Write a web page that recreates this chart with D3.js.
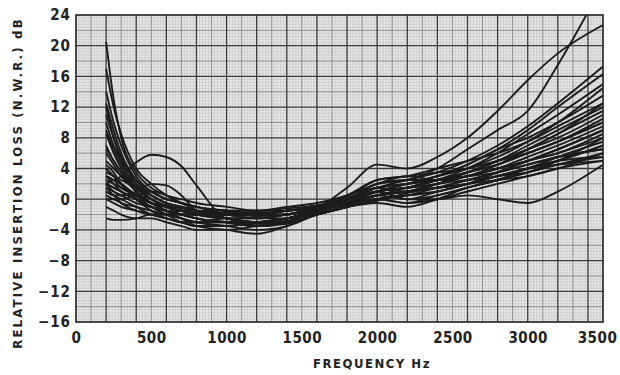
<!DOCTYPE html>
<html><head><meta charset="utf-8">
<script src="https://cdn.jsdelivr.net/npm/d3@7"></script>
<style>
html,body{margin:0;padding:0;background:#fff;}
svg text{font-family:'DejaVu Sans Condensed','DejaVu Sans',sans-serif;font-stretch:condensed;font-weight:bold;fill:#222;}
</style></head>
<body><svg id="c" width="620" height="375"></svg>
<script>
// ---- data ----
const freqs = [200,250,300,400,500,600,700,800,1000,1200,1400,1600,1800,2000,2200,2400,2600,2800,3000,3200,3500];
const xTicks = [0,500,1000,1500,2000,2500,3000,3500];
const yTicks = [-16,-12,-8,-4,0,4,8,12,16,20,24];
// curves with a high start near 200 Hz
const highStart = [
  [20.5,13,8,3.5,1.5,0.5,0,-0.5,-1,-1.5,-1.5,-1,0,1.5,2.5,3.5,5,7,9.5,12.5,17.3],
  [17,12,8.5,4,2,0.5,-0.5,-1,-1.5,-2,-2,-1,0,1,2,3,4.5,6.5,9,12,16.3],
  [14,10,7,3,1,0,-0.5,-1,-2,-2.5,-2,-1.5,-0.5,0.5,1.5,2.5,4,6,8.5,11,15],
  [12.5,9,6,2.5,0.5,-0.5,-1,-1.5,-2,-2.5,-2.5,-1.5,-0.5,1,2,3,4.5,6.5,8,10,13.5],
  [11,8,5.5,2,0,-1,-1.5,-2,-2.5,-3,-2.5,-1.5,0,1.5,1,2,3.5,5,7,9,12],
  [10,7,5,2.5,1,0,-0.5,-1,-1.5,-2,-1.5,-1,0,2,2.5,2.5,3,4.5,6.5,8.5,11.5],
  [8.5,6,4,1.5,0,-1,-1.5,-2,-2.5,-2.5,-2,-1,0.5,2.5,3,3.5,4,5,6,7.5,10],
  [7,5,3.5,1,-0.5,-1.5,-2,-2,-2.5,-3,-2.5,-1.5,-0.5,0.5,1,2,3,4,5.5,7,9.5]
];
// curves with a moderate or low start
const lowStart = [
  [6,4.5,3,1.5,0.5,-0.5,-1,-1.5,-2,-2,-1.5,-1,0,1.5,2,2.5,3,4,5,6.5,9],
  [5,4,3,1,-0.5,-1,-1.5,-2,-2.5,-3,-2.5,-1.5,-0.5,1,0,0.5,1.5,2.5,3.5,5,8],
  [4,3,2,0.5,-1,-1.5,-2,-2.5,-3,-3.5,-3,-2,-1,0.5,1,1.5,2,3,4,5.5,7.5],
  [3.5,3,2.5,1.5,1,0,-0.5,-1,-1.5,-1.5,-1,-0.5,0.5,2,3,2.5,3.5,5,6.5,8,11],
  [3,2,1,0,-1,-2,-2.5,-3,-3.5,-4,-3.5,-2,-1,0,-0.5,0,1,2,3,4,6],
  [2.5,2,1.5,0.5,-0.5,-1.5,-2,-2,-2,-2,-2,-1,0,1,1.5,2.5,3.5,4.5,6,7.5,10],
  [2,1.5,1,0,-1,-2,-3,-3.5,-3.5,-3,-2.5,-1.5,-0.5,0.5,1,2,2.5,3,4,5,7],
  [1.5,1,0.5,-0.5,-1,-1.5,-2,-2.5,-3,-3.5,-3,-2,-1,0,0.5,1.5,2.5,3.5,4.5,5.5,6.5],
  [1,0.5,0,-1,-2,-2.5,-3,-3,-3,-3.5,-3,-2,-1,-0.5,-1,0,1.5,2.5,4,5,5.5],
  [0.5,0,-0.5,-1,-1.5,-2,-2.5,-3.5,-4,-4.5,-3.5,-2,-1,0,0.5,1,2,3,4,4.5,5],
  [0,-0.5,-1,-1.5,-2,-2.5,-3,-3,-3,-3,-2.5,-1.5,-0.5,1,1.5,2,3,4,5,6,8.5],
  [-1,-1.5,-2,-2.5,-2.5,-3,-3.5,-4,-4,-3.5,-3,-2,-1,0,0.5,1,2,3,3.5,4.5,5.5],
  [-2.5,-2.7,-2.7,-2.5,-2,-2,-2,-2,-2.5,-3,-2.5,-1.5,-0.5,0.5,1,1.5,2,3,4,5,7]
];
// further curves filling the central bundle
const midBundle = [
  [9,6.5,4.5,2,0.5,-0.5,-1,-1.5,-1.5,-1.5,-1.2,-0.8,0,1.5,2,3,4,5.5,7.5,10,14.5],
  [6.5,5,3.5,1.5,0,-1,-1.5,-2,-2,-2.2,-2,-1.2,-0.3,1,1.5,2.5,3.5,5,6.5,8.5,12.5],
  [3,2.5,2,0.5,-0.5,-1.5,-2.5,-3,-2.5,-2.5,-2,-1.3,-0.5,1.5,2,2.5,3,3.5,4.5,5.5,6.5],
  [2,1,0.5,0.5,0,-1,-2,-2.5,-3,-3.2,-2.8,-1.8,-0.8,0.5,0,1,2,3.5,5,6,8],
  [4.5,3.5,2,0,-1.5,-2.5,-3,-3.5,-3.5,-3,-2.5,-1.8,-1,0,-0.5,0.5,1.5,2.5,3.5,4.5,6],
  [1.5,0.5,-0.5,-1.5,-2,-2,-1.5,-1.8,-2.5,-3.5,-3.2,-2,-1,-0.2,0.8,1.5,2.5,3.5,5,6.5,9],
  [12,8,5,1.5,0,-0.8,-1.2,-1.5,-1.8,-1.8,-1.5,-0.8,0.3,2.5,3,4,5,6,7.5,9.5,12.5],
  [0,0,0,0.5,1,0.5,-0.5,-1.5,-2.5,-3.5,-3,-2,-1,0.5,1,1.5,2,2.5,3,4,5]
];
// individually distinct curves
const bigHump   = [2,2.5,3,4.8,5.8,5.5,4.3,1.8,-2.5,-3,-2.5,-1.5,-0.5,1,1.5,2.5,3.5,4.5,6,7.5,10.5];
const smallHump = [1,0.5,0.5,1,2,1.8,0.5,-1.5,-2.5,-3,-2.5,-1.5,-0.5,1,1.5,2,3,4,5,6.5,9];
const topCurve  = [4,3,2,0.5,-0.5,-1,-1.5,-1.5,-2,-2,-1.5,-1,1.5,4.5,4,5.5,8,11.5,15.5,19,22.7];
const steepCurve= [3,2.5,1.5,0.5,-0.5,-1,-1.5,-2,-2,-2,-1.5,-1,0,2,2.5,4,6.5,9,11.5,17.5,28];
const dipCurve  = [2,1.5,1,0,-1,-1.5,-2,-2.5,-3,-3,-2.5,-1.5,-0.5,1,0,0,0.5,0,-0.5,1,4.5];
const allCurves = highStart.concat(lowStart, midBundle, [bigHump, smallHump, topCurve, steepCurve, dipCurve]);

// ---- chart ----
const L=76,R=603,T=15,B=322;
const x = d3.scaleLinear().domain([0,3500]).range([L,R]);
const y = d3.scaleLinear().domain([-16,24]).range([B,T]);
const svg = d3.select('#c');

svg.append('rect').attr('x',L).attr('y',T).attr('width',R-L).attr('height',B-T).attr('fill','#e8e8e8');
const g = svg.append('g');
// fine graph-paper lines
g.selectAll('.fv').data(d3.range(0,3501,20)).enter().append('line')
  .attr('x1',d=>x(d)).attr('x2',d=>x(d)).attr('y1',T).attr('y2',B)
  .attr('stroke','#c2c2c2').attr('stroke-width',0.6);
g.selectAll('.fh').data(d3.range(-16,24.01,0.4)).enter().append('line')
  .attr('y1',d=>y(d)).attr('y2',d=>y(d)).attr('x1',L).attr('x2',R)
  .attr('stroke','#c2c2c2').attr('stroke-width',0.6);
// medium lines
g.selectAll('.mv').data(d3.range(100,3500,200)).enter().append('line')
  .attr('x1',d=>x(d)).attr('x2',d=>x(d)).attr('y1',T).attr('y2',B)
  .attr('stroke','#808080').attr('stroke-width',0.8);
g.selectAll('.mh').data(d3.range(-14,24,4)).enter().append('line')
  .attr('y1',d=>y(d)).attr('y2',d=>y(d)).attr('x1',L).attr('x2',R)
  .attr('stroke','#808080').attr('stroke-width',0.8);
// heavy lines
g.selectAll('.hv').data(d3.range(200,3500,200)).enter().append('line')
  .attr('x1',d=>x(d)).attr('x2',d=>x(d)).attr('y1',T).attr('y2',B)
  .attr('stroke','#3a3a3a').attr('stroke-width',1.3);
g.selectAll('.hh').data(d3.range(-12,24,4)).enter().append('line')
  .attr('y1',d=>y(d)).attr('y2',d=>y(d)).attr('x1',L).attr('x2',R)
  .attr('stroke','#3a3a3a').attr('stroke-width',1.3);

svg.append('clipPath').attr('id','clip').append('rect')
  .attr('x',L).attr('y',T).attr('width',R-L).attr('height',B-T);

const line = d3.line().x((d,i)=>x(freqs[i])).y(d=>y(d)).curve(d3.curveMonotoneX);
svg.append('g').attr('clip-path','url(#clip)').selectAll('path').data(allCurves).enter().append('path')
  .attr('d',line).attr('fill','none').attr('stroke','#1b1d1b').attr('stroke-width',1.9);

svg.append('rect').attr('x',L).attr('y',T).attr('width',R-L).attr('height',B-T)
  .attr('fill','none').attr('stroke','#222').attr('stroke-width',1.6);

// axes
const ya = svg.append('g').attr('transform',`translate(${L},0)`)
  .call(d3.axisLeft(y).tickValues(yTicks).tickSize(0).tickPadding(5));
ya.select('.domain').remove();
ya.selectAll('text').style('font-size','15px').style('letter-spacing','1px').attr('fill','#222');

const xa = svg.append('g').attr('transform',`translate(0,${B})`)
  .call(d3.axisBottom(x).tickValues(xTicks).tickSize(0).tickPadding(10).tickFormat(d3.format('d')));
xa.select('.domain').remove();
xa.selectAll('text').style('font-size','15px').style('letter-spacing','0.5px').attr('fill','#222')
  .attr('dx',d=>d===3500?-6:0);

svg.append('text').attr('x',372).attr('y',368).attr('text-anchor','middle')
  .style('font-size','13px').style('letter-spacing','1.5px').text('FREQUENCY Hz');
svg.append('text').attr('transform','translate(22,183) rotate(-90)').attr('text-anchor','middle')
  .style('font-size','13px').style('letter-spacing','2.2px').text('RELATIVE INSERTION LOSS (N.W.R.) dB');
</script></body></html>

※

**PROBLEM TO WORK ON:**
Select every line in the material above where the string "with" occurs, and copy it.

**TASK OUTPUT:**
Write a web page that recreates this chart with D3.js.
// curves with a high start near 200 Hz
// curves with a moderate or low start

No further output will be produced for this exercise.